America's growing student debt burden is a legitimate problem that, like many of the challenges facing educated twenty-somethings in our tepid economy, has been blown grossly out of proportion. For that, we can thank a media all too willing to focus on scare stories about liberal arts grads trying to bartend their way past $100,000 in loans. However, it's taken until this week for me to find an actual horror movie about the psychological trauma of owing monthly Stafford payments.
This seven-minute, Shyamalan-esque gem, titled "The Red," comes courtesy of American Student Assistance, a nonprofit that apparently helps families figure out how to handle higher-ed debt. They seem to have pretty good intentions; the press release says the group wants "students and recent graduates to stop avoiding their student loans and feel the relief that comes with taking control of them," and I'm not going to argue with promoting financial literacy. But metaphorically depicting debt as a snarling red smoke monster ready to choke the life out of a 23-year-old unless they visit your website seems to obscure more than it illuminates, no?

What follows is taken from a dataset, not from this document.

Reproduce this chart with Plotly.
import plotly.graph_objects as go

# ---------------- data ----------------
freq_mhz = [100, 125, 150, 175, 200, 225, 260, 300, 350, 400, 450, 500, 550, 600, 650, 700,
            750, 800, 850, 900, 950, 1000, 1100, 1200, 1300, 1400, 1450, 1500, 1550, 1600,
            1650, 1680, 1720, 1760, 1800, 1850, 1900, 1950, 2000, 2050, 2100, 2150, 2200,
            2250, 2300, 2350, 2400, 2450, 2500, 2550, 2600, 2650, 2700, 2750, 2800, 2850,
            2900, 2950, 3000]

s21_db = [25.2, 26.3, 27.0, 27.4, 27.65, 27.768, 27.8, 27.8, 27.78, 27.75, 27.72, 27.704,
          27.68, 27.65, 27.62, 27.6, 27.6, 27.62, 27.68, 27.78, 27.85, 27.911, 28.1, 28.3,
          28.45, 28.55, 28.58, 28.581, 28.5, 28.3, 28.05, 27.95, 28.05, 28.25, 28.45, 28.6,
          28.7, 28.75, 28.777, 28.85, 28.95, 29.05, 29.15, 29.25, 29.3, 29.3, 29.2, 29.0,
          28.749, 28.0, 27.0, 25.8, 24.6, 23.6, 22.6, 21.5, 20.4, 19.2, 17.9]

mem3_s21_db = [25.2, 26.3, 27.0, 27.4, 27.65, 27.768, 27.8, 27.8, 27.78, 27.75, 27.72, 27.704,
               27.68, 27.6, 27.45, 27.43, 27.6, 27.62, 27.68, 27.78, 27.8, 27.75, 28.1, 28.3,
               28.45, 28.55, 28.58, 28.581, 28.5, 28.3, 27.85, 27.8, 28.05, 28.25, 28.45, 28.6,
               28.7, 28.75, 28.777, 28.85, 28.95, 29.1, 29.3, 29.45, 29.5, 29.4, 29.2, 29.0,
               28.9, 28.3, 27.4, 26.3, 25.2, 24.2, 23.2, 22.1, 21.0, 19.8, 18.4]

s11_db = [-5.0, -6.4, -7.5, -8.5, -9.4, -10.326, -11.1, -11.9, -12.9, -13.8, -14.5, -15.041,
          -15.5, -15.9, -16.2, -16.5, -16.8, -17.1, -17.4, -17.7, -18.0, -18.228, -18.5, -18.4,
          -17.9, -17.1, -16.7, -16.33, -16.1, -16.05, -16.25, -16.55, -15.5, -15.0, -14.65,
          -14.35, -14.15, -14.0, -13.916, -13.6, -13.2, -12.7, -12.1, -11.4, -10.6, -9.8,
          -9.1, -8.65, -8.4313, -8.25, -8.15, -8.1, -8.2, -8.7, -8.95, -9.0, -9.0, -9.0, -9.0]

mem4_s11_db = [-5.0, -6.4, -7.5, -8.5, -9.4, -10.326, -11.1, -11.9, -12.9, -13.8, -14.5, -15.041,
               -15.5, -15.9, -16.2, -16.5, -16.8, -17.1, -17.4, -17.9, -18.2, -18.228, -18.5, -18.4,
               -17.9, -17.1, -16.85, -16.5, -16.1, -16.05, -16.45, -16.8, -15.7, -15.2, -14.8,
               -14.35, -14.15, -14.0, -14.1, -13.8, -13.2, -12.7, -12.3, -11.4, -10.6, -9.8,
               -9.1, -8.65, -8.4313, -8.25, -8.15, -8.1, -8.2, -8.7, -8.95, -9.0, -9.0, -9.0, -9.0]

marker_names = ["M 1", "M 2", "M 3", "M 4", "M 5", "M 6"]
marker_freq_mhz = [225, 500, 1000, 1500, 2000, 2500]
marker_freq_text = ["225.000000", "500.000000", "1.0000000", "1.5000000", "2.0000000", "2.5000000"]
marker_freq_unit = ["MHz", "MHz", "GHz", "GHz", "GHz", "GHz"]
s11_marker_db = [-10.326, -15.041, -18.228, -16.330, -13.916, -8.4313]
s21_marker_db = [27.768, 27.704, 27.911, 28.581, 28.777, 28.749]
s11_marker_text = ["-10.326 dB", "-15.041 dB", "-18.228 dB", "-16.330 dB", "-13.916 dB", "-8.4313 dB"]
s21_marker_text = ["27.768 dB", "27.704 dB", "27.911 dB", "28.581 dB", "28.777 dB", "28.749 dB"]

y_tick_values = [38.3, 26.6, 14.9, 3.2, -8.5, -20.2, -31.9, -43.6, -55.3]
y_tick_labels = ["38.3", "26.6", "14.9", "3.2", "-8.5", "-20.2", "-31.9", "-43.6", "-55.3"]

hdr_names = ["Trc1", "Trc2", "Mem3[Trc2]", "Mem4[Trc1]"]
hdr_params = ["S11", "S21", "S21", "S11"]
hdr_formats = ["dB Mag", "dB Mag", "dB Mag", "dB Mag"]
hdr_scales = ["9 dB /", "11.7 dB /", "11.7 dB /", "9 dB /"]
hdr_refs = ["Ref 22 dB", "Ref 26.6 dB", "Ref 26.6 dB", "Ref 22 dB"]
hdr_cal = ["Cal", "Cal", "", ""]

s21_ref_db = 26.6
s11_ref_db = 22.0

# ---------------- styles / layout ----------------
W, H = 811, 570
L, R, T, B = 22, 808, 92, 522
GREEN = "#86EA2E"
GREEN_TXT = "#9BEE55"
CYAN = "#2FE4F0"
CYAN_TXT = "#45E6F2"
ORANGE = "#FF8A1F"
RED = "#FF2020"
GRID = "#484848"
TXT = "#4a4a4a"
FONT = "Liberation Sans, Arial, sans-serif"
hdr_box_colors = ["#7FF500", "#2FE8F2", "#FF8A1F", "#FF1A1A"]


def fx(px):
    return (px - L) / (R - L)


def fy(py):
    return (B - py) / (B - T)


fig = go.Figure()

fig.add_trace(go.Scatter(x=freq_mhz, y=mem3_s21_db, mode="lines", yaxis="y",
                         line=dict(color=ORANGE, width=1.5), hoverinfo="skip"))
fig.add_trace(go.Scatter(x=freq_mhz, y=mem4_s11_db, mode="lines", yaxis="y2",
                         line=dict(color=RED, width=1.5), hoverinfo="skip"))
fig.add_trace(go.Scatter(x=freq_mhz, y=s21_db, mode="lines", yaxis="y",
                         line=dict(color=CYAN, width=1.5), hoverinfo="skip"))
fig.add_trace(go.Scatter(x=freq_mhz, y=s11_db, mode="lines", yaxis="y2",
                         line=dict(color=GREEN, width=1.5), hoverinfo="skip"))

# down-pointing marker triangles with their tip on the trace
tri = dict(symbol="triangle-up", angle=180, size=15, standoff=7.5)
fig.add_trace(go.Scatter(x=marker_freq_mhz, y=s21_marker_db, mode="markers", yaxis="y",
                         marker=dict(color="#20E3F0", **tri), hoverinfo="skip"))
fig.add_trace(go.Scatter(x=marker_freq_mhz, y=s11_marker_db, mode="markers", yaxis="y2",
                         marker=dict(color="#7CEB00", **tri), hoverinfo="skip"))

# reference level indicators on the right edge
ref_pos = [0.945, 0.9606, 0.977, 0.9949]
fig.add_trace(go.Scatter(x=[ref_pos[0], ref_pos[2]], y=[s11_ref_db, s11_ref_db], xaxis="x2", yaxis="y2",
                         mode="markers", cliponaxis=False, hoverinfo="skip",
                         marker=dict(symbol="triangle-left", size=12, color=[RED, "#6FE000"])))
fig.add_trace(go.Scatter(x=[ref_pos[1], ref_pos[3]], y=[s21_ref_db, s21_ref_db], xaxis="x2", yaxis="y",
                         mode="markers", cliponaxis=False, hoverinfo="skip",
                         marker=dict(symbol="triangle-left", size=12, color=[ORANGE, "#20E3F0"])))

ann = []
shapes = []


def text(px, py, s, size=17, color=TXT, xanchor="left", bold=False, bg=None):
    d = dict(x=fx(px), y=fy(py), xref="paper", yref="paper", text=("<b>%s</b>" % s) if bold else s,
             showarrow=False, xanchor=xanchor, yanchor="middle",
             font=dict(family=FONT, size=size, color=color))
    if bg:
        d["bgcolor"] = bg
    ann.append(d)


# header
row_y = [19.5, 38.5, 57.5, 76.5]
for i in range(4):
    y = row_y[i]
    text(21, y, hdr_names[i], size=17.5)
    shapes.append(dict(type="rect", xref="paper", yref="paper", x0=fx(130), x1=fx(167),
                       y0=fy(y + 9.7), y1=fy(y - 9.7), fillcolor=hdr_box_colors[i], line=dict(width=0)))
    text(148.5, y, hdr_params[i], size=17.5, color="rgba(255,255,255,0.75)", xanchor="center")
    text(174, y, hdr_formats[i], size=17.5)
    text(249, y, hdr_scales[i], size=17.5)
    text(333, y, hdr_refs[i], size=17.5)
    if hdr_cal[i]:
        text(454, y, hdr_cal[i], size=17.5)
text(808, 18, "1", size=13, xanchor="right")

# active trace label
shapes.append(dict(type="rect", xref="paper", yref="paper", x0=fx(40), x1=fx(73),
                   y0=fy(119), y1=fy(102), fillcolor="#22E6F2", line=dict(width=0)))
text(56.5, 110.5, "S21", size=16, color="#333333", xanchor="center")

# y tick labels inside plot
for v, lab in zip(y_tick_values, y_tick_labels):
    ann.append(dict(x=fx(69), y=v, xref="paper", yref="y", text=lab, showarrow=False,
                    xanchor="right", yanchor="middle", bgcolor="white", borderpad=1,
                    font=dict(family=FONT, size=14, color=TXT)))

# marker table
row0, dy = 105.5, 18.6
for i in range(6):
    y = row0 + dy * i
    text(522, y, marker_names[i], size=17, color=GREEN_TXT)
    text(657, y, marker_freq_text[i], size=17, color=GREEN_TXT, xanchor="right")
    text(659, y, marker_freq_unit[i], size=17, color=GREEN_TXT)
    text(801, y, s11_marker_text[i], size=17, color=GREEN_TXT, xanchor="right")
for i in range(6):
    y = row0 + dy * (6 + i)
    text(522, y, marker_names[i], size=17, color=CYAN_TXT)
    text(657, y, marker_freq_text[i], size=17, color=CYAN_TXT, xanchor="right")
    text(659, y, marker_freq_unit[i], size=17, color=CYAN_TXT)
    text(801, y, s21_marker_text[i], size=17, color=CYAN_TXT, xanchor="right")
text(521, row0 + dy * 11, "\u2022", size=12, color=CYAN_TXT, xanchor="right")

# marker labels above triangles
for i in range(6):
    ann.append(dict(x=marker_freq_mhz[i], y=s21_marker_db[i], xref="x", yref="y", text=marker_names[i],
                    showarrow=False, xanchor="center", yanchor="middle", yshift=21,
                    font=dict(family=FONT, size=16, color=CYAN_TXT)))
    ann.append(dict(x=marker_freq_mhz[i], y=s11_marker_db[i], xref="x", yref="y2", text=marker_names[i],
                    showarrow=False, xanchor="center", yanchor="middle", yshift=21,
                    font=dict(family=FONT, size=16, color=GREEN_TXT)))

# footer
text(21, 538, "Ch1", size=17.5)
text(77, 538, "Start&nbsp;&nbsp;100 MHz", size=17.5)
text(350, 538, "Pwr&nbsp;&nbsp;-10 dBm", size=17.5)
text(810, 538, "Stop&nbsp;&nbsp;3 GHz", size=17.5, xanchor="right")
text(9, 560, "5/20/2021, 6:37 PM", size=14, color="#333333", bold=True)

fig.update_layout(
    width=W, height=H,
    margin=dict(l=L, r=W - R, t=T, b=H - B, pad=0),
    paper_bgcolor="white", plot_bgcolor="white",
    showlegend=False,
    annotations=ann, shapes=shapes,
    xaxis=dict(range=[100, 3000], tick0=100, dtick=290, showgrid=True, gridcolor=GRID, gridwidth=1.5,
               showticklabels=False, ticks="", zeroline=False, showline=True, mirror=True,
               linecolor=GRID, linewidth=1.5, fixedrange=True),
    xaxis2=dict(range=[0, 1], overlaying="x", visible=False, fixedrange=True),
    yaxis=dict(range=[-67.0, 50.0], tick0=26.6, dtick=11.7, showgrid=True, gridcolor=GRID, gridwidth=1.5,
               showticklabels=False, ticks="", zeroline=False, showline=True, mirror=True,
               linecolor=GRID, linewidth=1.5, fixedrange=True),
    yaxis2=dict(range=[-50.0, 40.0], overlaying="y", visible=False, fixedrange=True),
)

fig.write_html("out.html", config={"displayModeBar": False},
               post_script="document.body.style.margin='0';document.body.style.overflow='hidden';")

So let's do a little clarifying. The hapless young woman in this video frets that she's carrying "tens-of-thousands" of dollars worth of debt. How representative is she of your ordinary post-collegiate young professional?

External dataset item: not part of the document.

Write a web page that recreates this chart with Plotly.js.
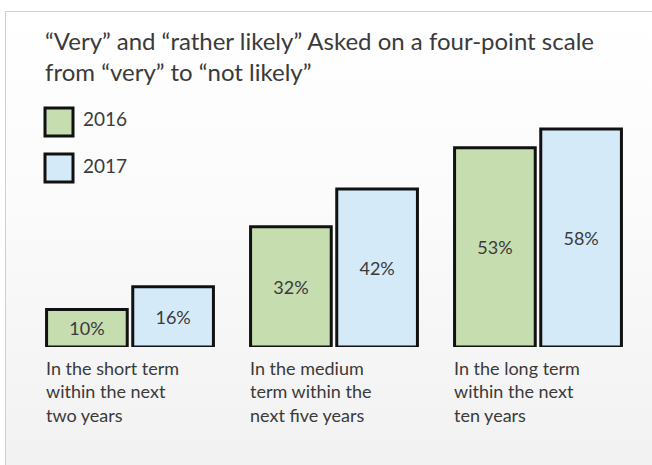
<!DOCTYPE html>
<html>
<head>
<meta charset="utf-8">
<script src="https://cdn.plot.ly/plotly-3.0.1.min.js"></script>
<style>
  html, body { margin: 0; padding: 0; background: #ffffff; }
  #frame { position: absolute; left: 5px; top: 11px; width: 660px; height: 470px;
           border: 1px solid #cfcfcf; box-sizing: border-box;
           background: linear-gradient(to bottom, #ffffff 0%, #fbfbfb 40%, #f1f1f1 100%); }
  #chart { position: absolute; left: 0; top: 0; width: 652px; height: 465px; }
</style>
</head>
<body>
<div id="frame"></div>
<div id="chart"></div>
<script>
// ---- data ----
const categories = ["short", "medium", "long"];
const categoryLabels = [
  "In the short term<br>within the next<br>two years",
  "In the medium<br>term within the<br>next five years",
  "In the long term<br>within the next<br>ten years"
];
const seriesNames = ["2016", "2017"];
const values2016 = [10, 32, 53];
const values2017 = [16, 42, 58];
const titleText = "“Very” and “rather likely” Asked on a four-point scale<br>from “very” to “not likely”";

// ---- style ----
const W = 652, H = 465;
const M = { l: 28, r: 12, t: 100, b: 118 };
const colors = ["#c5ddaf", "#d5eaf9"];
const FONT = "Lato, 'Open Sans', sans-serif";
const TXT = "#3a3a3a";

const px2paperX = p => (p - M.l) / (W - M.l - M.r);
const px2paperY = p => (H - M.b - p) / (H - M.t - M.b);

function barTrace(name, vals, color) {
  return {
    type: "bar", name: name, x: categories, y: vals,
    marker: { color: color, line: { color: "#111111", width: 3 } },
    texttemplate: "%{y}%", textposition: "inside", insidetextanchor: "middle",
    textfont: { family: FONT, size: 18, color: TXT },
    hoverinfo: "skip", showlegend: false, cliponaxis: false
  };
}

const data = [
  barTrace(seriesNames[0], values2016, colors[0]),
  barTrace(seriesNames[1], values2017, colors[1])
];

const annotations = categoryLabels.map((t, i) => ({
  xref: "x", yref: "paper", x: i - 0.422, y: px2paperY(355),
  xanchor: "left", yanchor: "top", align: "left", showarrow: false,
  text: t, font: { family: FONT, size: 18, color: TXT }
}));

const shapes = [];
const legendTops = [108, 154];
seriesNames.forEach((n, i) => {
  shapes.push({
    type: "rect", xref: "paper", yref: "paper",
    x0: px2paperX(45), x1: px2paperX(73),
    y0: px2paperY(legendTops[i]), y1: px2paperY(legendTops[i] + 28),
    fillcolor: colors[i], line: { color: "#111111", width: 3 }
  });
  annotations.push({
    xref: "paper", yref: "paper", x: px2paperX(81), y: px2paperY(legendTops[i] + 11),
    xanchor: "left", yanchor: "middle", showarrow: false, text: n,
    font: { family: FONT, size: 19, color: TXT }
  });
});

const layout = {
  width: W, height: H, margin: M,
  paper_bgcolor: "rgba(0,0,0,0)", plot_bgcolor: "rgba(0,0,0,0)",
  title: {
    text: titleText, x: 45 / W, xanchor: "left", xref: "container",
    y: 1 - 50 / H, yref: "container", yanchor: "top",
    font: { family: FONT, size: 24, color: TXT }
  },
  barmode: "group", bargap: 0.155, bargroupgap: 0.064,
  xaxis: { visible: false, range: [-0.5, 2.5] },
  yaxis: { visible: false, range: [0, 65.7] },
  showlegend: false,
  annotations: annotations, shapes: shapes
};

Plotly.newPlot("chart", data, layout, { displayModeBar: false, staticPlot: true });
</script>
</body>
</html>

Not very. At some point, you've probably heard that the average student borrower carries around $27,000 in loans by the time they finish their bachelor's. It's a big, easy to remember, and I guess vaguely smoke-monsterish number. But most graduates don't actually owe anywhere near that much come commencement. Roughly 70 percent of borrowers take out less, while 36 percent of grads take out no loans at all.

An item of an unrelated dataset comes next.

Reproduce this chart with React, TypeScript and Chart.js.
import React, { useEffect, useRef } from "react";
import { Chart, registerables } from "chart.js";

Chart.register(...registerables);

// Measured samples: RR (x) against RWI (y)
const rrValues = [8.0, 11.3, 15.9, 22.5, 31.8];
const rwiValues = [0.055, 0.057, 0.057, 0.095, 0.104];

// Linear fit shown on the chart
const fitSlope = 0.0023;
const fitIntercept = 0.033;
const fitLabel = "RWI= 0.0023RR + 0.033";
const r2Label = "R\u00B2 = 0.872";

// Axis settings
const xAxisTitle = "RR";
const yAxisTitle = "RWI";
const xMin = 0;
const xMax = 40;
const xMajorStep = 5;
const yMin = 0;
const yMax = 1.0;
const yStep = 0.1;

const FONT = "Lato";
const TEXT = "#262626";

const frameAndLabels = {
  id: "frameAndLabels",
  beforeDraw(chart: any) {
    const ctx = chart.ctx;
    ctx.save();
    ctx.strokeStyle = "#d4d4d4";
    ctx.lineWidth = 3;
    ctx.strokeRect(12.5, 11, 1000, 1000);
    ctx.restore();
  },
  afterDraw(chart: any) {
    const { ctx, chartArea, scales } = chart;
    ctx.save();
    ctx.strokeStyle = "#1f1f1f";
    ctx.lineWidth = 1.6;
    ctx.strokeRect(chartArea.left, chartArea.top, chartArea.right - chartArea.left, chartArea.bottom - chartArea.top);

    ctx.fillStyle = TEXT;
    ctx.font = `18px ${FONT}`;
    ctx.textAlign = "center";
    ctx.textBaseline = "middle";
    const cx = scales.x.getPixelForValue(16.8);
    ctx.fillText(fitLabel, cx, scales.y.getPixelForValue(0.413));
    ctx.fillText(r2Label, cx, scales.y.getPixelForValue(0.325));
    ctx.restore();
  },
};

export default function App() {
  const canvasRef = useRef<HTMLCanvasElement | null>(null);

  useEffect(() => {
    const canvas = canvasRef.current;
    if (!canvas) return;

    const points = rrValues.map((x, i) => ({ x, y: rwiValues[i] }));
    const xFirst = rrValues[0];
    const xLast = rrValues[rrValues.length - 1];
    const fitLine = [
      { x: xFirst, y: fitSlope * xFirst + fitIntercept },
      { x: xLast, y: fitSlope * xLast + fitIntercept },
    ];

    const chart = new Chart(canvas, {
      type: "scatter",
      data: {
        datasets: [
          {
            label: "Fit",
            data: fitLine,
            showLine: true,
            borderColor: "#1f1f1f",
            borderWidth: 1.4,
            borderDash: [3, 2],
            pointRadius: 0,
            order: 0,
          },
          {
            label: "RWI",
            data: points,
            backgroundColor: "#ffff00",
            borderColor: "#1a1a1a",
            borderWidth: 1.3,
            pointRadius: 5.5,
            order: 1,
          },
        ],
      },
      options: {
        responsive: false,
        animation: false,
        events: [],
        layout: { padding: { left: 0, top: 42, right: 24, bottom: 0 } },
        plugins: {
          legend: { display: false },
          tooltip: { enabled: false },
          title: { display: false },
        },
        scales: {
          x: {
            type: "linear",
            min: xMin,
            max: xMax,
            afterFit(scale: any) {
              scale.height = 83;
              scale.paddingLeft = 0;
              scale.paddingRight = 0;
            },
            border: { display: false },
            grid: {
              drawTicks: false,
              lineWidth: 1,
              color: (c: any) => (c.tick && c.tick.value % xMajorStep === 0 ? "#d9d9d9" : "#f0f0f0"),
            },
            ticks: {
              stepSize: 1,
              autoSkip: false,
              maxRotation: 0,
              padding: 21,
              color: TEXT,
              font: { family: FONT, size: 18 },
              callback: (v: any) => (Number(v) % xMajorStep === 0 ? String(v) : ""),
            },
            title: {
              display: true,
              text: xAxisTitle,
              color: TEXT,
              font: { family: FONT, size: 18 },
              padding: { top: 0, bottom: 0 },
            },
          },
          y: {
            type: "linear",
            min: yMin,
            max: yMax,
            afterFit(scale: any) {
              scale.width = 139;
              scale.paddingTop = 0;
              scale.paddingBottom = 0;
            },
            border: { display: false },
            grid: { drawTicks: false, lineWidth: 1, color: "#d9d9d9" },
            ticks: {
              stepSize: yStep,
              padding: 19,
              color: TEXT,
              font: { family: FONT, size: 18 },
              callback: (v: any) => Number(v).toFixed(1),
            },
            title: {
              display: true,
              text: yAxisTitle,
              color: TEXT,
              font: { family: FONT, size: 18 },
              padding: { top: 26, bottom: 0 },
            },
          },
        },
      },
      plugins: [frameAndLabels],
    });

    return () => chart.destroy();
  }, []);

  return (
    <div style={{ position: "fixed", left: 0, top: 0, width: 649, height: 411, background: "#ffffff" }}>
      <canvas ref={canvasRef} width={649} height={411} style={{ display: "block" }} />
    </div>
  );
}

At least, that's what the data we have indicate. As Libby Nelson at Inside Higher Ed has explained, our information on student debt comes from a patchwork mess of surveys that are "rife with possible inaccuracies," and are usually a few years behind the times. But one of the more useful sources comes from the Department of Education's Beginning Postsecondary Students Longitudinal Study, which in its most recent iteration began tracking a group of several thousand students as they started their college careers in the 2003-2004 school year. The graph below, created by the College Board, breaks down how much debt the students who eventually graduated from four-year schools carried as of 2009.
Let's start with the big picture, captured at the very bottom row of the graph. Again, among all four-year institutions -- public, private, for-profit, and non-profit -- 36 percent of those who graduated took out nothing. Zero. No loans. Yes, these people exist. Some are dependents (meaning they have help from family), and some are independent (meaning they're self-financing). Meanwhile, 11 percent took out less than $9,822; another 15 percent took out between $9,883 and $17,288. Only 19 percent took out more than $27,978.*
But not all schools are created equal. Note that at state colleges, which educate the vast majority of students, 40 percent of dependent graduates took out nothing, and only 14 percent borrowed more than $27,978 in loans. At for-profit schools, just 16 percent of graduates made it through without debt, and 65 percent borrowed beyond the $27,978 mark.
Which brings us to the thing that often gets lost in this conversation. Yes, student debt has grown like poison ivy across most of higher ed. But the young people truly feeling its worst effects are those who attend the for-profits. These schools educate about 10 to 13 percent of all undergrads, yet their students receive about a quarter of all federal financial aid and make up 47 percent of all defaults on federal student loans. They're a disproportionate part of the problem, and talking about borrowing as if it's having an equally deleterious effect for all students takes the focus off the specific problems that this one, very poorly regulated industry has helped create. In the process, we're probably scaring off the many, many, low-income but high-achieving students who never bother to apply to selective colleges with more generous financial aid and lower default rates, in part possibly because of the constant drumbeat about how expensive a degree is.
I'm not saying we shouldn't discuss the debt issues facing students at State U. Of course we should. But treating the entire problem as a horror film isn't doing anybody any favors.
(H/T to The New America Foundation's Rachel Fishman, @higheredrachel, and the Chronicle of Higher Education for the video).
*This graph is a tiny bit confusing because the "quartiles" up top correspond to debt among all borrowers, including dropouts who aren't included in the other numbers on this chart. Also, in case you were wondering, the figure next to each type of institution shows the tally of students in the study who graduated from that type of school.